Data lines:
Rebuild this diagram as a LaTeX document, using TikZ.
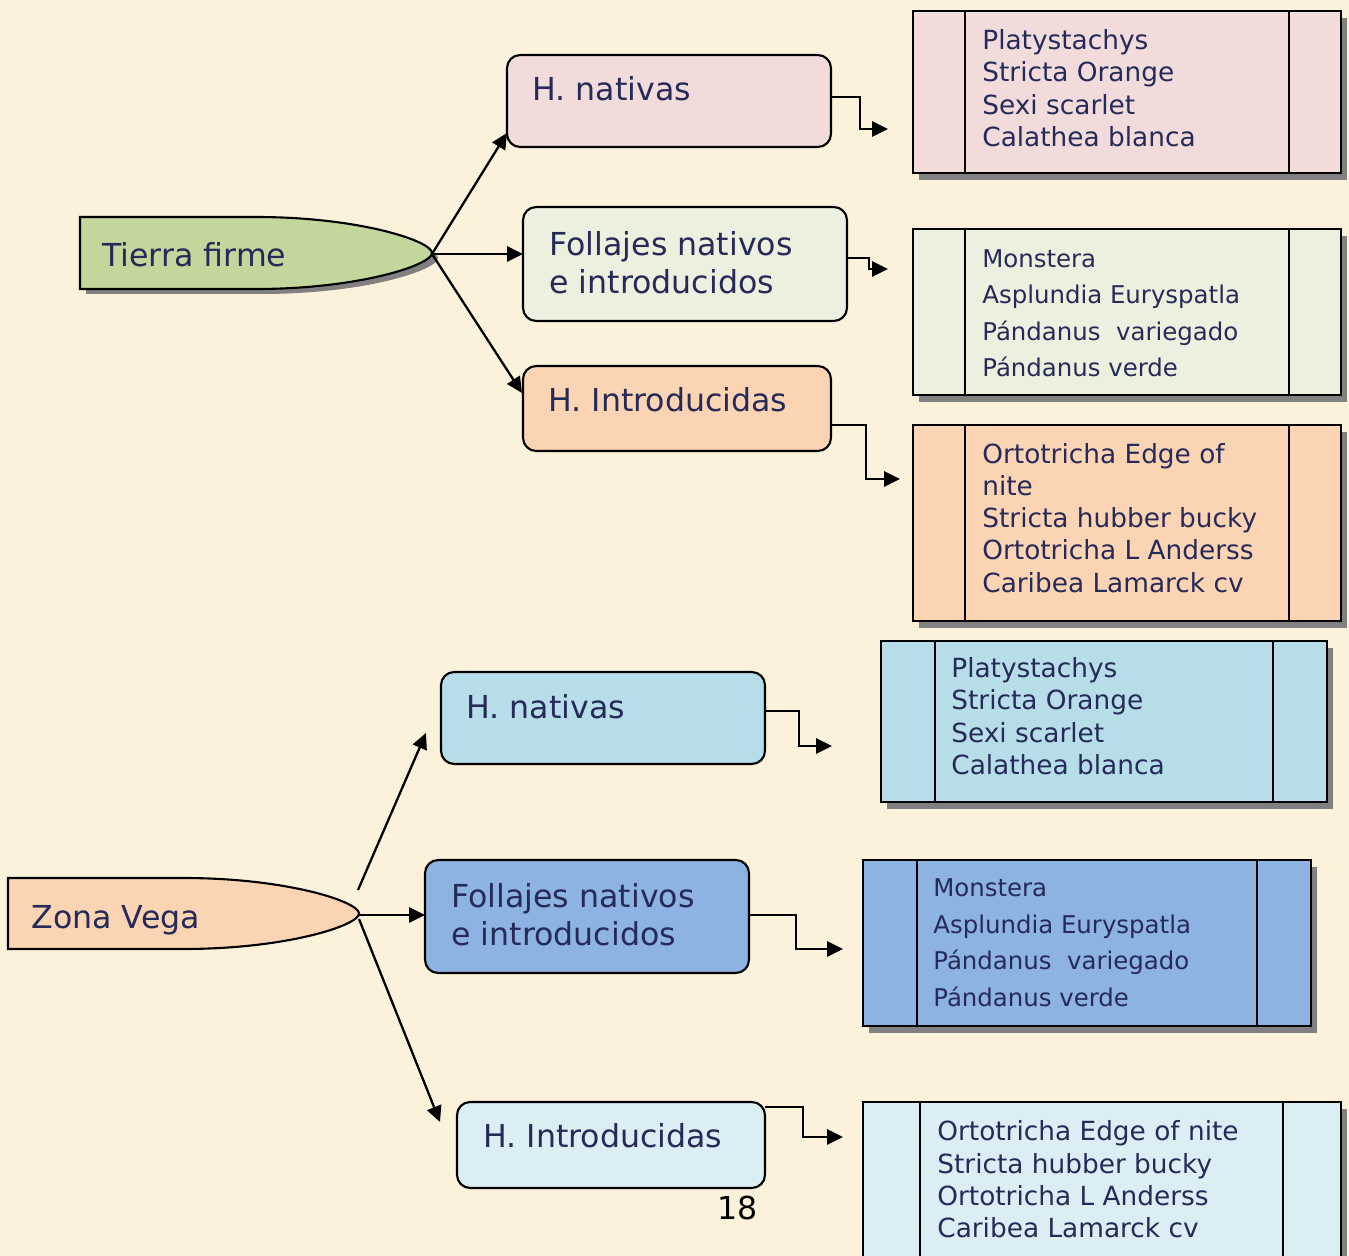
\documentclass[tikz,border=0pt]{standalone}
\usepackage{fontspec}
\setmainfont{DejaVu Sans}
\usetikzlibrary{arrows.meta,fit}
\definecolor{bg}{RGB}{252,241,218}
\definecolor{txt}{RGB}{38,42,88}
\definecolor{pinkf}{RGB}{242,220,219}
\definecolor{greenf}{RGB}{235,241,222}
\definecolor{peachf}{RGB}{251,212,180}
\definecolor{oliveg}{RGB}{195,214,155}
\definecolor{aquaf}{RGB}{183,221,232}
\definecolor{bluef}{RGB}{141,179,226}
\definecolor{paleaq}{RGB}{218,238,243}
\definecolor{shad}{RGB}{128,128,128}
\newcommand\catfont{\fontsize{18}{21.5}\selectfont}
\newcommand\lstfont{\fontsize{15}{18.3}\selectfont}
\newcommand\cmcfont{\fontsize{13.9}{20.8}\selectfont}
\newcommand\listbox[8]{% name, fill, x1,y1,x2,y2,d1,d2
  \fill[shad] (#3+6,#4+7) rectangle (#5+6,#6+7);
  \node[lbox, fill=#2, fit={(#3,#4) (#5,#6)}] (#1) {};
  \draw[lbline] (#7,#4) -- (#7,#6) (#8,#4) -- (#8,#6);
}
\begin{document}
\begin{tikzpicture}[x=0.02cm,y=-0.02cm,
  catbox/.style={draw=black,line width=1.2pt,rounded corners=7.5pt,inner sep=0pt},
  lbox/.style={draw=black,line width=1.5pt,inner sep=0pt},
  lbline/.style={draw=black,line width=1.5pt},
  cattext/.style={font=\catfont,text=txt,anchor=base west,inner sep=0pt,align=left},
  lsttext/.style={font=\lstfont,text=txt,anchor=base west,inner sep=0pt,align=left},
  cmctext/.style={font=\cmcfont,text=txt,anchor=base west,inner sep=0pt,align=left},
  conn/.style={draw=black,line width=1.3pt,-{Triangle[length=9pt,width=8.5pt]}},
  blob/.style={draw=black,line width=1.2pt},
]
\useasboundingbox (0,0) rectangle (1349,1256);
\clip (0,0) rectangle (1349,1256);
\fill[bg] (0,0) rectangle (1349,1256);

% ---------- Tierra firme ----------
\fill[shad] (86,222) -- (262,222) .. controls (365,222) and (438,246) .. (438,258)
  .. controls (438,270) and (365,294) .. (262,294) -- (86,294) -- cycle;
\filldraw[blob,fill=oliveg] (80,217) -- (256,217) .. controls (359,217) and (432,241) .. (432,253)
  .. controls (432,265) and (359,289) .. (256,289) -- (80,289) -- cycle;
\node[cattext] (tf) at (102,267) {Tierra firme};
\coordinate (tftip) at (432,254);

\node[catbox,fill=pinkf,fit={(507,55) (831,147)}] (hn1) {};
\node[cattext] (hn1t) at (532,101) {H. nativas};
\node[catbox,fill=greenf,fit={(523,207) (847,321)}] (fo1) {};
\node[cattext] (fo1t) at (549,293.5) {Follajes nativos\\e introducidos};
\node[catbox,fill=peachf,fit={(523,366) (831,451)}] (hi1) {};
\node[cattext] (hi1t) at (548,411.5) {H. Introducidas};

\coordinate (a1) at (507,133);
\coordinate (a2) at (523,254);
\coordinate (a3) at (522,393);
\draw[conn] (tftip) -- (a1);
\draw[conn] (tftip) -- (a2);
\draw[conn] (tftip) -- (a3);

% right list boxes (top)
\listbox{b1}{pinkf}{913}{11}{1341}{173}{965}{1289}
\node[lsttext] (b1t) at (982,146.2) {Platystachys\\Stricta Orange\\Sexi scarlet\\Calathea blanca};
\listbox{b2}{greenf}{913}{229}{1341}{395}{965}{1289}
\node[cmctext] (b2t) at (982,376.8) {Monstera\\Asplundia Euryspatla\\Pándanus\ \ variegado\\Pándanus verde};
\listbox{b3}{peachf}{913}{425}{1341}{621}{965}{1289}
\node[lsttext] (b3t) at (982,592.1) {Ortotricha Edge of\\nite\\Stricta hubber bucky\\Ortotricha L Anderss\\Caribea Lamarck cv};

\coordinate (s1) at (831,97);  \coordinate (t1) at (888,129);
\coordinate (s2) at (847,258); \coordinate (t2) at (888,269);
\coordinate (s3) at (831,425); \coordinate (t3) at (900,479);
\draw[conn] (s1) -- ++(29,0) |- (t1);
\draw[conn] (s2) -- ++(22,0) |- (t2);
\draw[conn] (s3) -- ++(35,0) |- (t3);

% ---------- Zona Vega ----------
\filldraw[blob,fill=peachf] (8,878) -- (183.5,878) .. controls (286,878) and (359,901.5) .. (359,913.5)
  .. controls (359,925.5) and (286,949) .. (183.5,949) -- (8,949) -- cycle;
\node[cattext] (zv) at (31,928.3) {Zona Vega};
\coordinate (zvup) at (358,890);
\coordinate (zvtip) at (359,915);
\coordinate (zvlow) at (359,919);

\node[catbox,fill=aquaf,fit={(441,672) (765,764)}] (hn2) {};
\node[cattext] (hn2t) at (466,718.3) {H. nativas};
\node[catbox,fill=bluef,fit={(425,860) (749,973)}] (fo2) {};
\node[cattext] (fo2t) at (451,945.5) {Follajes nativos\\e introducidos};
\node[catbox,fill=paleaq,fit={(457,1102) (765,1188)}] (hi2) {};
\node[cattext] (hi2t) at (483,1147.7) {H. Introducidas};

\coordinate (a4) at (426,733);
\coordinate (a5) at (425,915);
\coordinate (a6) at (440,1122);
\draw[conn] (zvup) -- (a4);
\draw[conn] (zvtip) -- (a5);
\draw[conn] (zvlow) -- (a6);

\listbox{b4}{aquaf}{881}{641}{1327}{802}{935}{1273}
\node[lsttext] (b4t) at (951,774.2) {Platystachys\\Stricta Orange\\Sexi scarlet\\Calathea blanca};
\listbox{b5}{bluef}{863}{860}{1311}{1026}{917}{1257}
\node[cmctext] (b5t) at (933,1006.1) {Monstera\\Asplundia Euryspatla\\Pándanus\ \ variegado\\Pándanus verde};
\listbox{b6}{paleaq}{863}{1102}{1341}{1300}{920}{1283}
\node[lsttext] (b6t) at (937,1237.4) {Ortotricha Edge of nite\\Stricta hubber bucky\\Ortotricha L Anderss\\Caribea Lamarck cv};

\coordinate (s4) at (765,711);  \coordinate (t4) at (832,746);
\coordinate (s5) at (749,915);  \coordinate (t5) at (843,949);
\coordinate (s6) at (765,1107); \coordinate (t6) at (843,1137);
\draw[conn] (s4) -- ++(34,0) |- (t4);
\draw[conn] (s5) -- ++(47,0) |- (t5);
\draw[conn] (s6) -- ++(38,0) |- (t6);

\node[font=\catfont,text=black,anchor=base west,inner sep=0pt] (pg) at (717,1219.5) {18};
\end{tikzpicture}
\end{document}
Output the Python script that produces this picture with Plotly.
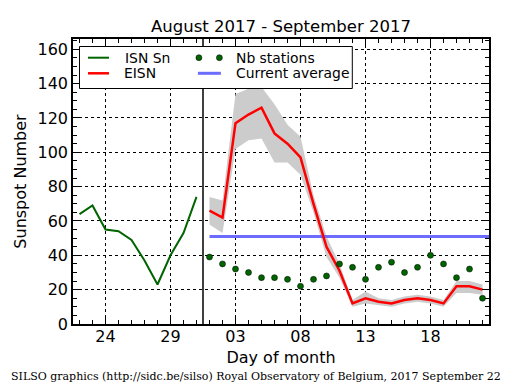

Instructions for the task: Quote the records above exactly, leaving out any pictures.

Result:
Rebuild this diagram as a LaTeX document, using TikZ.
\documentclass[tikz,border=0pt]{standalone}
\usepackage{fontspec}
\setmainfont{DejaVu Sans}
\usetikzlibrary{arrows.meta,fit}
\definecolor{bg}{RGB}{252,241,218}
\definecolor{txt}{RGB}{38,42,88}
\definecolor{pinkf}{RGB}{242,220,219}
\definecolor{greenf}{RGB}{235,241,222}
\definecolor{peachf}{RGB}{251,212,180}
\definecolor{oliveg}{RGB}{195,214,155}
\definecolor{aquaf}{RGB}{183,221,232}
\definecolor{bluef}{RGB}{141,179,226}
\definecolor{paleaq}{RGB}{218,238,243}
\definecolor{shad}{RGB}{128,128,128}
\newcommand\catfont{\fontsize{18}{21.5}\selectfont}
\newcommand\lstfont{\fontsize{15}{18.3}\selectfont}
\newcommand\cmcfont{\fontsize{13.9}{20.8}\selectfont}
\newcommand\listbox[8]{% name, fill, x1,y1,x2,y2,d1,d2
  \fill[shad] (#3+6,#4+7) rectangle (#5+6,#6+7);
  \node[lbox, fill=#2, fit={(#3,#4) (#5,#6)}] (#1) {};
  \draw[lbline] (#7,#4) -- (#7,#6) (#8,#4) -- (#8,#6);
}
\begin{document}
\begin{tikzpicture}[x=0.02cm,y=-0.02cm,
  catbox/.style={draw=black,line width=1.2pt,rounded corners=7.5pt,inner sep=0pt},
  lbox/.style={draw=black,line width=1.5pt,inner sep=0pt},
  lbline/.style={draw=black,line width=1.5pt},
  cattext/.style={font=\catfont,text=txt,anchor=base west,inner sep=0pt,align=left},
  lsttext/.style={font=\lstfont,text=txt,anchor=base west,inner sep=0pt,align=left},
  cmctext/.style={font=\cmcfont,text=txt,anchor=base west,inner sep=0pt,align=left},
  conn/.style={draw=black,line width=1.3pt,-{Triangle[length=9pt,width=8.5pt]}},
  blob/.style={draw=black,line width=1.2pt},
]
\useasboundingbox (0,0) rectangle (1349,1256);
\clip (0,0) rectangle (1349,1256);
\fill[bg] (0,0) rectangle (1349,1256);

% ---------- Tierra firme ----------
\fill[shad] (86,222) -- (262,222) .. controls (365,222) and (438,246) .. (438,258)
  .. controls (438,270) and (365,294) .. (262,294) -- (86,294) -- cycle;
\filldraw[blob,fill=oliveg] (80,217) -- (256,217) .. controls (359,217) and (432,241) .. (432,253)
  .. controls (432,265) and (359,289) .. (256,289) -- (80,289) -- cycle;
\node[cattext] (tf) at (102,267) {Tierra firme};
\coordinate (tftip) at (432,254);

\node[catbox,fill=pinkf,fit={(507,55) (831,147)}] (hn1) {};
\node[cattext] (hn1t) at (532,101) {H. nativas};
\node[catbox,fill=greenf,fit={(523,207) (847,321)}] (fo1) {};
\node[cattext] (fo1t) at (549,293.5) {Follajes nativos\\e introducidos};
\node[catbox,fill=peachf,fit={(523,366) (831,451)}] (hi1) {};
\node[cattext] (hi1t) at (548,411.5) {H. Introducidas};

\coordinate (a1) at (507,133);
\coordinate (a2) at (523,254);
\coordinate (a3) at (522,393);
\draw[conn] (tftip) -- (a1);
\draw[conn] (tftip) -- (a2);
\draw[conn] (tftip) -- (a3);

% right list boxes (top)
\listbox{b1}{pinkf}{913}{11}{1341}{173}{965}{1289}
\node[lsttext] (b1t) at (982,146.2) {Platystachys\\Stricta Orange\\Sexi scarlet\\Calathea blanca};
\listbox{b2}{greenf}{913}{229}{1341}{395}{965}{1289}
\node[cmctext] (b2t) at (982,376.8) {Monstera\\Asplundia Euryspatla\\Pándanus\ \ variegado\\Pándanus verde};
\listbox{b3}{peachf}{913}{425}{1341}{621}{965}{1289}
\node[lsttext] (b3t) at (982,592.1) {Ortotricha Edge of\\nite\\Stricta hubber bucky\\Ortotricha L Anderss\\Caribea Lamarck cv};

\coordinate (s1) at (831,97);  \coordinate (t1) at (888,129);
\coordinate (s2) at (847,258); \coordinate (t2) at (888,269);
\coordinate (s3) at (831,425); \coordinate (t3) at (900,479);
\draw[conn] (s1) -- ++(29,0) |- (t1);
\draw[conn] (s2) -- ++(22,0) |- (t2);
\draw[conn] (s3) -- ++(35,0) |- (t3);

% ---------- Zona Vega ----------
\filldraw[blob,fill=peachf] (8,878) -- (183.5,878) .. controls (286,878) and (359,901.5) .. (359,913.5)
  .. controls (359,925.5) and (286,949) .. (183.5,949) -- (8,949) -- cycle;
\node[cattext] (zv) at (31,928.3) {Zona Vega};
\coordinate (zvup) at (358,890);
\coordinate (zvtip) at (359,915);
\coordinate (zvlow) at (359,919);

\node[catbox,fill=aquaf,fit={(441,672) (765,764)}] (hn2) {};
\node[cattext] (hn2t) at (466,718.3) {H. nativas};
\node[catbox,fill=bluef,fit={(425,860) (749,973)}] (fo2) {};
\node[cattext] (fo2t) at (451,945.5) {Follajes nativos\\e introducidos};
\node[catbox,fill=paleaq,fit={(457,1102) (765,1188)}] (hi2) {};
\node[cattext] (hi2t) at (483,1147.7) {H. Introducidas};

\coordinate (a4) at (426,733);
\coordinate (a5) at (425,915);
\coordinate (a6) at (440,1122);
\draw[conn] (zvup) -- (a4);
\draw[conn] (zvtip) -- (a5);
\draw[conn] (zvlow) -- (a6);

\listbox{b4}{aquaf}{881}{641}{1327}{802}{935}{1273}
\node[lsttext] (b4t) at (951,774.2) {Platystachys\\Stricta Orange\\Sexi scarlet\\Calathea blanca};
\listbox{b5}{bluef}{863}{860}{1311}{1026}{917}{1257}
\node[cmctext] (b5t) at (933,1006.1) {Monstera\\Asplundia Euryspatla\\Pándanus\ \ variegado\\Pándanus verde};
\listbox{b6}{paleaq}{863}{1102}{1341}{1300}{920}{1283}
\node[lsttext] (b6t) at (937,1237.4) {Ortotricha Edge of nite\\Stricta hubber bucky\\Ortotricha L Anderss\\Caribea Lamarck cv};

\coordinate (s4) at (765,711);  \coordinate (t4) at (832,746);
\coordinate (s5) at (749,915);  \coordinate (t5) at (843,949);
\coordinate (s6) at (765,1107); \coordinate (t6) at (843,1137);
\draw[conn] (s4) -- ++(34,0) |- (t4);
\draw[conn] (s5) -- ++(47,0) |- (t5);
\draw[conn] (s6) -- ++(38,0) |- (t6);

\node[font=\catfont,text=black,anchor=base west,inner sep=0pt] (pg) at (717,1219.5) {18};
\end{tikzpicture}
\end{document}
Output the Python script that produces this picture with Plotly.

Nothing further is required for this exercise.